HOPE founder helps homeless kids


Junior Alisha Zhao has started her own club, Health, Oppprtunity, Play, Education.

Alisha Zhao is no stranger to community service. She started the Health, Opportunity, Play, Education (HOPE) for Homeless club three years ago as a freshman, and later founded her own nonprofit, Kids First Project, which helps homeless students achieve their academic dreams. “I have always had a passion for helping people, and this nonprofit is a way for me to share my experiences and knowledge with others,” Zhao says.

As if that isn’t enough, over the summer, she was an ANNpower fellow, representing Oregon with over 50 other young women students from around the country at the three-day leadership conference in Washington D.C. She calls it “a rewarding experience that I will cherish forever.”

The fellowship is a joint program between Ann Taylor Inc. and Vital Voices that strives to empower young women and teach them leadership skills that they can use to better their communities. “The application process was in the Spring, and the prerequisites included being a sophomore or junior, and being a U.S. citizen. I was one of 50 applicants chosen out of 5,000 people.”
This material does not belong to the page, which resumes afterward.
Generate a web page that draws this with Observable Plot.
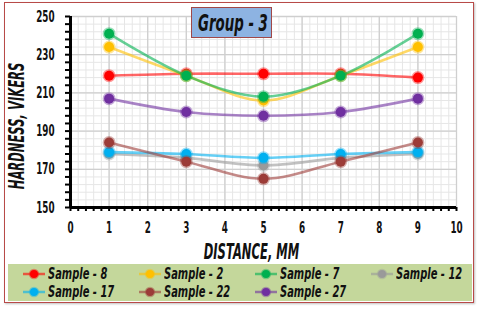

In D.C. Zhao met several influential people, including former president Bill Clinton, and Alyse Nelson, founder of Vital Voices, a nonprofit global partnership. She learned how to do elevator pitches, which are one-minute pitches that have to be compelling, and l heard actress Jennifer Morrison speak. “Jennifer Morrison was really inspiring because she is a huge advocate for women empowerment.”

Zhao created the HOPE for Homeless Club after volunteering at Portland Homeless Family Solutions (PHFS), a nonprofit that helps foster children find safe homes. “I was really moved by the children in shelters that weren’t really getting resources they needed, yet they were so compassionate and bright,” the junior  says. Two years later, the club has grown to approximately 150, becoming one of the largest clubs at Lincoln.

HOPE has launched projects such as civic and government classes for parents and children in shelters, and served countless meals for families in need.

Aside from her club and fellowship, Zhao also founded a nonprofit called Kids First Project. Its mission is to raise awareness on the lack of funding for disadvantaged children.

After returning to Oregon, Zhao immediately tapped the skills she learned at the conference to her own projects.

We just did our first event for Kids First Project! We received a donation of $500 to purchase back-to-school supplies for the families at PHFS.”

ANNpower has also just granted Kids First Project $2,169 after an application process among the fellows.

Zhao is now preparing to go to the National Child Awareness Month Youth Conference in Washington D.C. in September. The conference will focus on  issues concerning children of all ages and how youth can combat them.

“I am thankful for all of the opportunities I have had, but I love the chance to give someone else an outlet for opportunity that they have never had before,” Zhao says.